··· DATA ENTRIES

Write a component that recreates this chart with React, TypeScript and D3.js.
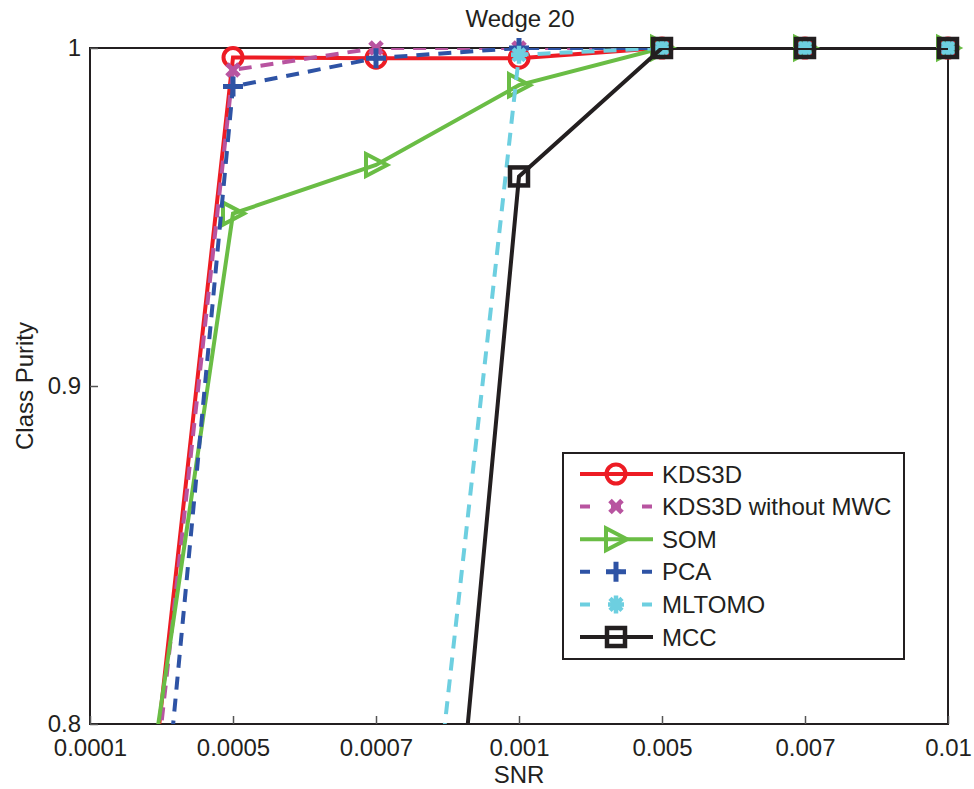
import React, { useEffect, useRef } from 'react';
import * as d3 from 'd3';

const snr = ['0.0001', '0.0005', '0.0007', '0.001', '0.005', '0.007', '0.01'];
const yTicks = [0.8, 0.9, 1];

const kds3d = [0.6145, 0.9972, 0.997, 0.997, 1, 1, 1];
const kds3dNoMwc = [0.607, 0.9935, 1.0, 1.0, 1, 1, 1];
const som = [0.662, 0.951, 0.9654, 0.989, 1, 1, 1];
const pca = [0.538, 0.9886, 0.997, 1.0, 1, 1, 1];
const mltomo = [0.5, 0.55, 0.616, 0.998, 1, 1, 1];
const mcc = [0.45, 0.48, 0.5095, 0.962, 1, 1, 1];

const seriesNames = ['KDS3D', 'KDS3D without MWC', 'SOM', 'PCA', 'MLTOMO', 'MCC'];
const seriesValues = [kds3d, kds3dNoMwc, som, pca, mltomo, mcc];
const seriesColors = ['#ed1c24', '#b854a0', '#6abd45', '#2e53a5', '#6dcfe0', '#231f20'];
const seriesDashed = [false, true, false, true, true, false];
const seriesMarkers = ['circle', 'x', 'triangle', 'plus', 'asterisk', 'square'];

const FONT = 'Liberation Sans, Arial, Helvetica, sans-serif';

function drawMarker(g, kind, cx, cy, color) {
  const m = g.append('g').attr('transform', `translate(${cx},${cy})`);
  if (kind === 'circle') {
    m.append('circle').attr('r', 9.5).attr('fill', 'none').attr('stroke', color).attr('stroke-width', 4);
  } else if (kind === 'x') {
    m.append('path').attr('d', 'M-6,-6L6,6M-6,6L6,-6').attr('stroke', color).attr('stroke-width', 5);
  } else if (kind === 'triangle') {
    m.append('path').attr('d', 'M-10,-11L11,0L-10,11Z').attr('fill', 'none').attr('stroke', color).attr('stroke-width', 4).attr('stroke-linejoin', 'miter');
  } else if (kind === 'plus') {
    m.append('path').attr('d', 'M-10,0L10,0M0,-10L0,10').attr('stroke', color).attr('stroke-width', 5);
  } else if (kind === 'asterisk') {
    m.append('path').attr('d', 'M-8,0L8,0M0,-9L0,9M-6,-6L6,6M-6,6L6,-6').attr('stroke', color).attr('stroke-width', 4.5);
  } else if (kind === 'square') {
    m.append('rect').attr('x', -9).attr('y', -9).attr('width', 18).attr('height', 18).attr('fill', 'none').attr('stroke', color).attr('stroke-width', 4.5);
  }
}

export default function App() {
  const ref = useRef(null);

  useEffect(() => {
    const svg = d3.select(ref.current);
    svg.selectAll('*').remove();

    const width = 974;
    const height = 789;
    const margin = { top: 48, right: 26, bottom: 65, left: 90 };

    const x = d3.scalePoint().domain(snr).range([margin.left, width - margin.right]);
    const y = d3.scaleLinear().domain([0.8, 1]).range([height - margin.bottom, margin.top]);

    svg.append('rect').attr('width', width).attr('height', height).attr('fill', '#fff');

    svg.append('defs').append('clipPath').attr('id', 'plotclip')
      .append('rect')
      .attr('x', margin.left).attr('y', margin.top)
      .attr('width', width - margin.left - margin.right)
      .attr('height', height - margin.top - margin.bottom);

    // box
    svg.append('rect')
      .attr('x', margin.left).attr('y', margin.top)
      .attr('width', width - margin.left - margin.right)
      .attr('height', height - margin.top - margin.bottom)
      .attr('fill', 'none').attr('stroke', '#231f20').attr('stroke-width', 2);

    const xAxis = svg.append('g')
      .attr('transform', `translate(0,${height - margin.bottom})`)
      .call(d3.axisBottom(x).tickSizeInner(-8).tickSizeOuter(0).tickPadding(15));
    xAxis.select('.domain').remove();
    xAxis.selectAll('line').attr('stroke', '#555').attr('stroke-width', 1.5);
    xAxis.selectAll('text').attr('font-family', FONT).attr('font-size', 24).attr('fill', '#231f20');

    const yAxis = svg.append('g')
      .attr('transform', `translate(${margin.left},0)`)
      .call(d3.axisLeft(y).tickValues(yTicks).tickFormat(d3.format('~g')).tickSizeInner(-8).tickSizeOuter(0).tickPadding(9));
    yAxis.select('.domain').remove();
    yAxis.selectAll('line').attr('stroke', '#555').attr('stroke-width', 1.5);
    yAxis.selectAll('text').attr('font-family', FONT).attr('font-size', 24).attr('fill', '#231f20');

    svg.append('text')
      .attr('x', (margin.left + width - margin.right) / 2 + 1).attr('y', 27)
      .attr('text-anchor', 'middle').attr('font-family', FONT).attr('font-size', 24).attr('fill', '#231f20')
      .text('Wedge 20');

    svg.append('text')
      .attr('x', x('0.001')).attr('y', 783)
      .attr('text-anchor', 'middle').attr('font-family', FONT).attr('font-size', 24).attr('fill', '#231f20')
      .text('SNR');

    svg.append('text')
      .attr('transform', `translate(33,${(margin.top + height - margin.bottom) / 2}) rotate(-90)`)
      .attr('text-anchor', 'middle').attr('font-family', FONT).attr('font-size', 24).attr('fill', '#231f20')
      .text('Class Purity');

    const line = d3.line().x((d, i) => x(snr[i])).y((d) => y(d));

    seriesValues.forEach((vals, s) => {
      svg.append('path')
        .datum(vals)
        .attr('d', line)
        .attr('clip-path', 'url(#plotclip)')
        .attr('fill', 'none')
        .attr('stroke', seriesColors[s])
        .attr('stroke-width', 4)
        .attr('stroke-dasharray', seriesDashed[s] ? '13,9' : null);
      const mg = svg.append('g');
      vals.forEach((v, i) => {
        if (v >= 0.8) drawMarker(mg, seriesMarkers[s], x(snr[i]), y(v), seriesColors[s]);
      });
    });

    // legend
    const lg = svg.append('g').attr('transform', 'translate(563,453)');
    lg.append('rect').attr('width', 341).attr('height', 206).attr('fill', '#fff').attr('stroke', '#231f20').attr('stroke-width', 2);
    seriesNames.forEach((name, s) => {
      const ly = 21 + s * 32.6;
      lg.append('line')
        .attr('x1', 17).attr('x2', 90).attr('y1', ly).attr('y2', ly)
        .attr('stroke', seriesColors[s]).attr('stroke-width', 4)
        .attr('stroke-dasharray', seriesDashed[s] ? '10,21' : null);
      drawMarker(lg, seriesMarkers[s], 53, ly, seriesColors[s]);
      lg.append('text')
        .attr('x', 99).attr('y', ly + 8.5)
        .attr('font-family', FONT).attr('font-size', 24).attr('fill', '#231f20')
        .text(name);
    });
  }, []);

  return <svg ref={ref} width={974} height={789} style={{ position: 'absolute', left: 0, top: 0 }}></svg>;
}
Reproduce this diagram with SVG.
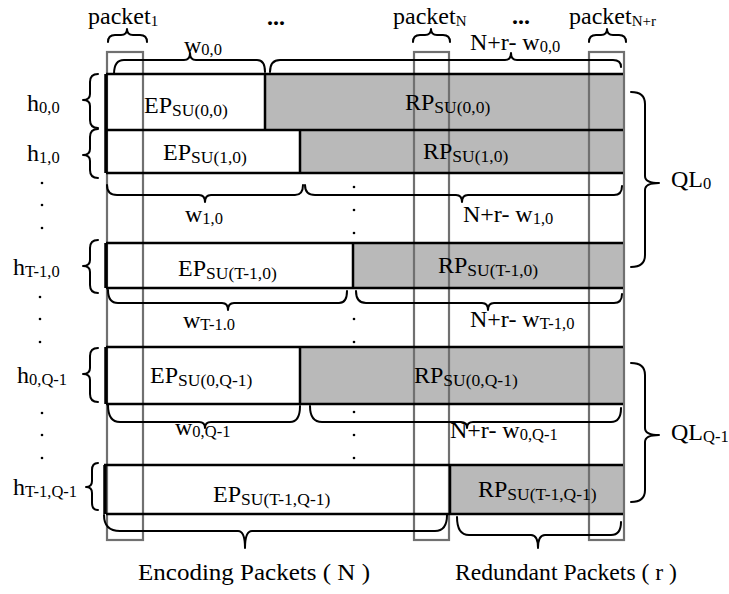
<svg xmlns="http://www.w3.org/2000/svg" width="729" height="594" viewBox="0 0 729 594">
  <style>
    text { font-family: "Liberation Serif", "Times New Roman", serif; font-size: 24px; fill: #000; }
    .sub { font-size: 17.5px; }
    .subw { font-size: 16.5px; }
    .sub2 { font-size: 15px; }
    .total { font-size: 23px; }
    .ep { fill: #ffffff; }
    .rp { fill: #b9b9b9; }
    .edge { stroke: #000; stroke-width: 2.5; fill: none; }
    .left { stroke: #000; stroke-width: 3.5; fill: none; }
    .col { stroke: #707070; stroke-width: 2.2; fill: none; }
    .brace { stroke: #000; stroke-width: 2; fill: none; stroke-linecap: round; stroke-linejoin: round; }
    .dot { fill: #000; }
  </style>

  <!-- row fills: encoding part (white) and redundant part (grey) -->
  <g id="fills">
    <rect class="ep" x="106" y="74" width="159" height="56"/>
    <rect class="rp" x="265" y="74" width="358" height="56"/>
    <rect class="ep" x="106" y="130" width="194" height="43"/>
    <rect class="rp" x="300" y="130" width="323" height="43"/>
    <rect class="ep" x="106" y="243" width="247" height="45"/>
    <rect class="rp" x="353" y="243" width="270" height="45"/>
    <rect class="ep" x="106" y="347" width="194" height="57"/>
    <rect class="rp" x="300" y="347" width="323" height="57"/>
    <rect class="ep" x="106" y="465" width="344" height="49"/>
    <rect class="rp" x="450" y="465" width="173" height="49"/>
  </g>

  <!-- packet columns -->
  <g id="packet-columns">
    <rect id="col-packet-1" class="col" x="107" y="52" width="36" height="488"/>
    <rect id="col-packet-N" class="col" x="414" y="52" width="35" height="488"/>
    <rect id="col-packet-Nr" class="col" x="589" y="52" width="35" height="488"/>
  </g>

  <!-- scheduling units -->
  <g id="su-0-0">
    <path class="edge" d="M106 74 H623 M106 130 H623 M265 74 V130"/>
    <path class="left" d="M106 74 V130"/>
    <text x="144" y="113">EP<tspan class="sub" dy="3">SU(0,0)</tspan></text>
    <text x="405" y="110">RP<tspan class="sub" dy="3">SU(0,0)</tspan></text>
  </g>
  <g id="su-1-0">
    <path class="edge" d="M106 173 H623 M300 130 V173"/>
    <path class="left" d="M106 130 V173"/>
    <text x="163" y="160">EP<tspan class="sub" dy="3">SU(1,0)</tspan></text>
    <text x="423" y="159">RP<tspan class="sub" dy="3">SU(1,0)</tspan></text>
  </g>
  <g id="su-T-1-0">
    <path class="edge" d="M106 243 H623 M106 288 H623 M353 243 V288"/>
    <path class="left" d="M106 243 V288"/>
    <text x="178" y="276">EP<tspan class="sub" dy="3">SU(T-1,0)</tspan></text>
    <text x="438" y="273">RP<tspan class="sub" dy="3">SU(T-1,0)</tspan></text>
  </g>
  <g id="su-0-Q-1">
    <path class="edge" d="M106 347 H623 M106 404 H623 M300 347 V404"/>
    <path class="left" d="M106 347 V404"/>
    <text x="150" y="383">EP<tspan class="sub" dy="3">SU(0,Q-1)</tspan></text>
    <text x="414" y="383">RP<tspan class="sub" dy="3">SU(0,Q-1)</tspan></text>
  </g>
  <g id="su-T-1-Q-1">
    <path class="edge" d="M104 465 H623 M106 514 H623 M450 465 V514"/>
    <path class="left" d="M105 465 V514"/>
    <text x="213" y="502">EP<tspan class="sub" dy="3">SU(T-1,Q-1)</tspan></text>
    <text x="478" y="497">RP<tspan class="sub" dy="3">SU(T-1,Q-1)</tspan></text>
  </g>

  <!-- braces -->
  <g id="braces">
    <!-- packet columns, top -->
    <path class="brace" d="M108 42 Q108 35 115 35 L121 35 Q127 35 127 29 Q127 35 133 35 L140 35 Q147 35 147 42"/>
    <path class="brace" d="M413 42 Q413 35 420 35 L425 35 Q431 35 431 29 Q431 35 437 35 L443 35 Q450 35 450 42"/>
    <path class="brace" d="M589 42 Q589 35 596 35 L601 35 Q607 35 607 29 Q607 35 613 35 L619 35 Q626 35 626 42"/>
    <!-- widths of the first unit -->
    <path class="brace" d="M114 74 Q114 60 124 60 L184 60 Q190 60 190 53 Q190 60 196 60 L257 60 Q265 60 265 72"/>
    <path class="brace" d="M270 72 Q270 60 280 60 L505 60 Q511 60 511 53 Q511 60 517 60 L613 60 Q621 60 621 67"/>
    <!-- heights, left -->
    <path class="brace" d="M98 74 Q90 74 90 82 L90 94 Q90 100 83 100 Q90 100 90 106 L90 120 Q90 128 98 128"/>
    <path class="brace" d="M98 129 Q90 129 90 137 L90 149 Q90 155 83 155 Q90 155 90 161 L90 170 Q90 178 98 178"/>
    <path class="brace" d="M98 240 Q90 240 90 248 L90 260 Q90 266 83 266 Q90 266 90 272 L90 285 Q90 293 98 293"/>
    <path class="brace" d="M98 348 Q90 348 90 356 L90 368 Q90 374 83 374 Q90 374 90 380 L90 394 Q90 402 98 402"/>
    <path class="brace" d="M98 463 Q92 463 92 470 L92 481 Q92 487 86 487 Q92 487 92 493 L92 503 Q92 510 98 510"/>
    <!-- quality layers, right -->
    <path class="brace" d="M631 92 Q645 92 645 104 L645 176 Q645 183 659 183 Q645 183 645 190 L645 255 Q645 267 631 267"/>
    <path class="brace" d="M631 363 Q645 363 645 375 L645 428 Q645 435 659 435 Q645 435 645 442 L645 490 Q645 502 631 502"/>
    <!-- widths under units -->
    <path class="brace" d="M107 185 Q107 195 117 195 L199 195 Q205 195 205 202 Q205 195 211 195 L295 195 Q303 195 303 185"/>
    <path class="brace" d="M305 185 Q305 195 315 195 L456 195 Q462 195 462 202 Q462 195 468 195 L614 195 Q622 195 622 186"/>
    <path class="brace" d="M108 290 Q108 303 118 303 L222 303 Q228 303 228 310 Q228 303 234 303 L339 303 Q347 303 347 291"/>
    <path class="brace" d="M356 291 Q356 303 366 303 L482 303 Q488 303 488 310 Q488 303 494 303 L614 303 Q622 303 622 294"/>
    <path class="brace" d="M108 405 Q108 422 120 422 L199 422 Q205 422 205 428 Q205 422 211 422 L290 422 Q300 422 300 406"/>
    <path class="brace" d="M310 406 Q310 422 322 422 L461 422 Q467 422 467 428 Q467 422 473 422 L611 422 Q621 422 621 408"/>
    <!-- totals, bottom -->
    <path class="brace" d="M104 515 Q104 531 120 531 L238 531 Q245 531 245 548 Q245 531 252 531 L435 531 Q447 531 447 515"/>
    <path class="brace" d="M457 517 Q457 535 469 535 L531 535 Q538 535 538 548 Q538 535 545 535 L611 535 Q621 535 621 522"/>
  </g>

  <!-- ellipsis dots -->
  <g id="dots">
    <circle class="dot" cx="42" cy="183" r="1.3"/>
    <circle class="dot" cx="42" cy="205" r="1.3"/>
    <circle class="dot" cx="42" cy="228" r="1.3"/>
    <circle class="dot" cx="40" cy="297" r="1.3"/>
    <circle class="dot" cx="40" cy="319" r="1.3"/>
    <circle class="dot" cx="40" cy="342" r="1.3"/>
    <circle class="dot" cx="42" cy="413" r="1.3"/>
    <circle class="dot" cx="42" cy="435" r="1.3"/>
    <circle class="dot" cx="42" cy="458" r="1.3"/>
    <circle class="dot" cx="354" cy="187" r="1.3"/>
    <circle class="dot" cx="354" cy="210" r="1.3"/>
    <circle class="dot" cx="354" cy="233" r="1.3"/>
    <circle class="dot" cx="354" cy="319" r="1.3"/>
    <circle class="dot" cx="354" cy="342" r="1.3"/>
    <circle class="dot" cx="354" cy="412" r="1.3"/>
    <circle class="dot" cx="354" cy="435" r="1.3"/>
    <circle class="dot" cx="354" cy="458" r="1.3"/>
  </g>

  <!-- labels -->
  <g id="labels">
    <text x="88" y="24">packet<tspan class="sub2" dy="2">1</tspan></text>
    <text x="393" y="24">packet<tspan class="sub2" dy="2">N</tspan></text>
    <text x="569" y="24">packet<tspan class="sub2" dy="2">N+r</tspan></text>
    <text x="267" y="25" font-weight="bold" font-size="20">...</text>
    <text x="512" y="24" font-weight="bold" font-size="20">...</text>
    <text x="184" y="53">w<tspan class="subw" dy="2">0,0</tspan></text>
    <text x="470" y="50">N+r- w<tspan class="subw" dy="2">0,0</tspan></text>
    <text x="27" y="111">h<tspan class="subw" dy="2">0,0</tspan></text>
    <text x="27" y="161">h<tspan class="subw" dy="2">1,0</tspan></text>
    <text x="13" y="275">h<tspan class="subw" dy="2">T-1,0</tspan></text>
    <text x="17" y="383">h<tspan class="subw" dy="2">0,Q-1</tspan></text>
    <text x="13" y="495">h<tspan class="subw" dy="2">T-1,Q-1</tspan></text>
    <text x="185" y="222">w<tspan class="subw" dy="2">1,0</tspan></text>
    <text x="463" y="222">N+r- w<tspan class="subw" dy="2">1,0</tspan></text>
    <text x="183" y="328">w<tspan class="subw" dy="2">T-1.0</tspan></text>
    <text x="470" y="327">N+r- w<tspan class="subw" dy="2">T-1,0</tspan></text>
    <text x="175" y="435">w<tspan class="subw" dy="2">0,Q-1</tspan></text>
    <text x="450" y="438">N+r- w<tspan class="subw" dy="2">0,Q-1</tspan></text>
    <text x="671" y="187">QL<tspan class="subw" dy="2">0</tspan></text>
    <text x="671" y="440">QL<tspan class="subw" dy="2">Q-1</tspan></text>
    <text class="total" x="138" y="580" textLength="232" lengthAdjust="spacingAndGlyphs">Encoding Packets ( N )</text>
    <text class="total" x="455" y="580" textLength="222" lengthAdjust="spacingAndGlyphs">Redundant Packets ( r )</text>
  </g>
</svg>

······

▶ **DO THIS**:
Transcribe exactly, please, the lines between the start of the records above and the line holding "const mcc = [0.45, 0.48, 0.5095, 0.962, 1, 1, 1];", counting both of those lines and omitting pictures.

▶ **SOLUTION**:
Write a component that recreates this chart with React, TypeScript and D3.js.
import React, { useEffect, useRef } from 'react';
import * as d3 from 'd3';

const snr = ['0.0001', '0.0005', '0.0007', '0.001', '0.005', '0.007', '0.01'];
const yTicks = [0.8, 0.9, 1];

const kds3d = [0.6145, 0.9972, 0.997, 0.997, 1, 1, 1];
const kds3dNoMwc = [0.607, 0.9935, 1.0, 1.0, 1, 1, 1];
const som = [0.662, 0.951, 0.9654, 0.989, 1, 1, 1];
const pca = [0.538, 0.9886, 0.997, 1.0, 1, 1, 1];
const mltomo = [0.5, 0.55, 0.616, 0.998, 1, 1, 1];
const mcc = [0.45, 0.48, 0.5095, 0.962, 1, 1, 1];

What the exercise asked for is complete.